Stabilization of a cocontinuous phase morphology by a tapered diblock or triblock copolymer in polystyrene-rich low-density polvethylene/polstyrene blends

The stability against the thermal annealing of a cocontinuous two-phase morphology developed in polystyrene (PS)/low-density polyethylene (LDPE) blends containing 80 wt % PS was investigated. Blends containing 1, 5, and 10 wt % of a tapered diblock poly(styrene-block-hydrogenated butadiene) (P(S-b-hB)) or triblock poly(styrene-block-hydrogenated butadiene-block-styrene) (P(S-hB-S)) copolymer were melt-blended with roll-mill mixing equipment. The efficiency of each of the two copolymers in stabilizing against coalescence the cocontinuous morphology was examined. The tensile properties of the resulting blends, annealed and nonannealed, were also examined in relation to the morphology induced by thermal annealing. The phase morphology was studied by optical and scanning electron microscopy. With computer-aided image analysis, it was possible to obtain a measurable characteristic parameter to quantify the cocontinuous phase morphology.

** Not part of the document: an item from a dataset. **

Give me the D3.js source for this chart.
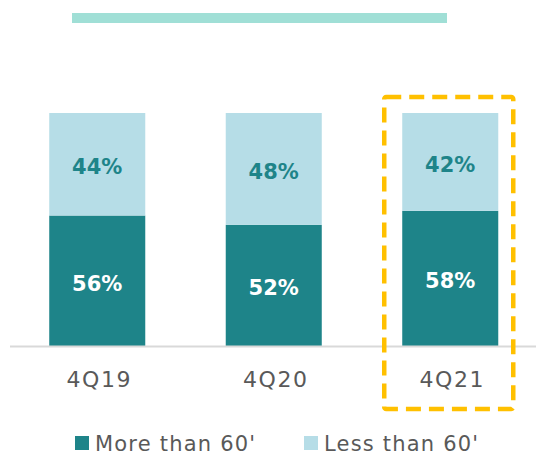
<!DOCTYPE html>
<html><head><meta charset="utf-8">
<script src="https://cdn.jsdelivr.net/npm/d3@7"></script>
<style>html,body{margin:0;padding:0;background:#fff;overflow:hidden}</style>
</head><body>
<script>
const categories = ["4Q19", "4Q20", "4Q21"];
const moreThan60 = [56, 52, 58];
const lessThan60 = [44, 48, 42];
const seriesNames = ["More than 60'", "Less than 60'"];
const highlighted = "4Q21";

const W = 536, H = 455;
const dark = "#1E8489", light = "#B6DDE7";
const svg = d3.select("body").append("svg").attr("width", W).attr("height", H);

const x = d3.scaleBand().domain(categories).range([9, 538.5]).paddingInner(0.456).paddingOuter(0.228);
const y = d3.scaleLinear().domain([0, 100]).range([346, 113]);

// top decorative bar
svg.append("rect").attr("x", 72).attr("y", 13).attr("width", 375).attr("height", 10).attr("fill", "#A0DFD6");

const data = categories.map((c, i) => ({c, more: moreThan60[i], less: lessThan60[i]}));

// dark segments
svg.selectAll("rect.more").data(data).join("rect").attr("class", "more")
  .attr("x", d => x(d.c)).attr("width", x.bandwidth())
  .attr("y", d => y(d.more)).attr("height", d => y(0) - y(d.more)).attr("fill", dark);
// light segments
svg.selectAll("rect.less").data(data).join("rect").attr("class", "less")
  .attr("x", d => x(d.c)).attr("width", x.bandwidth())
  .attr("y", d => y(d.more + d.less)).attr("height", d => y(d.more) - y(d.more + d.less)).attr("fill", light);

const font = "'DejaVu Sans', sans-serif";
svg.selectAll("text.more").data(data).join("text")
  .attr("x", d => x(d.c) + x.bandwidth() / 2).attr("y", d => (y(0) + y(d.more)) / 2 + 10)
  .attr("text-anchor", "middle").attr("font-family", font).attr("font-weight", "bold")
  .attr("font-size", 21).attr("fill", "#fff").text(d => d.more + "%");
svg.selectAll("text.less").data(data).join("text")
  .attr("x", d => x(d.c) + x.bandwidth() / 2).attr("y", d => (y(d.more) + y(d.more + d.less)) / 2 + 10)
  .attr("text-anchor", "middle").attr("font-family", font).attr("font-weight", "bold")
  .attr("font-size", 21).attr("fill", dark).text(d => d.less + "%");

// axis
const axis = svg.append("g").attr("transform", "translate(0,346)")
  .call(d3.axisBottom(x).tickSize(0).tickPadding(0));
axis.select(".domain").attr("d", "M10,0.5H536").attr("stroke", "#D9D9D9").attr("stroke-width", 2);
axis.selectAll("text").attr("y", 41).attr("x", 2).attr("dy", null).attr("font-family", font)
  .attr("font-size", 22).attr("fill", "#595959").attr("letter-spacing", 1.5);

// highlight box
const hx = x(highlighted);
svg.append("rect").attr("x", hx - 18).attr("y", 97).attr("width", x.bandwidth() + 33).attr("height", 312)
  .attr("rx", 2).attr("fill", "none").attr("stroke", "#FFC000").attr("stroke-width", 4.5)
  .attr("stroke-dasharray", "15,8");

// legend
const leg = [{n: seriesNames[0], c: dark, x: 75}, {n: seriesNames[1], c: light, x: 304}];
const lg = svg.selectAll("g.leg").data(leg).join("g").attr("transform", d => `translate(${d.x},436)`);
lg.append("rect").attr("width", 14).attr("height", 14).attr("fill", d => d.c);
lg.append("text").attr("x", 20).attr("y", 15).attr("font-family", font).attr("font-size", 21)
  .attr("fill", "#595959").attr("letter-spacing", 1.2).text(d => d.n);
</script>
</body></html>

When it was necessary, the extraction of one phase with a selective solvent was performed. Although the observed differences were subtle, the tapered diblock exhibited a more efficient compatibilizing activity than the triblock copolymer, particularly at a low concentration of about 2 wt %. The superiority of the tapered diblock over the triblock might be due to its ability to quantitatively locate at the LDPE/PS interface and consequently form a more efficient barrier against the subsequent breakup of the elongated structures of the cocontinuous phase morphology. The tensile properties of the triblock-modified blends were more sensitive to thermal annealing than the tapered-modified ones. This deficiency was ascribed to the phase morphology coarsening of the dispersed polyethylene phase.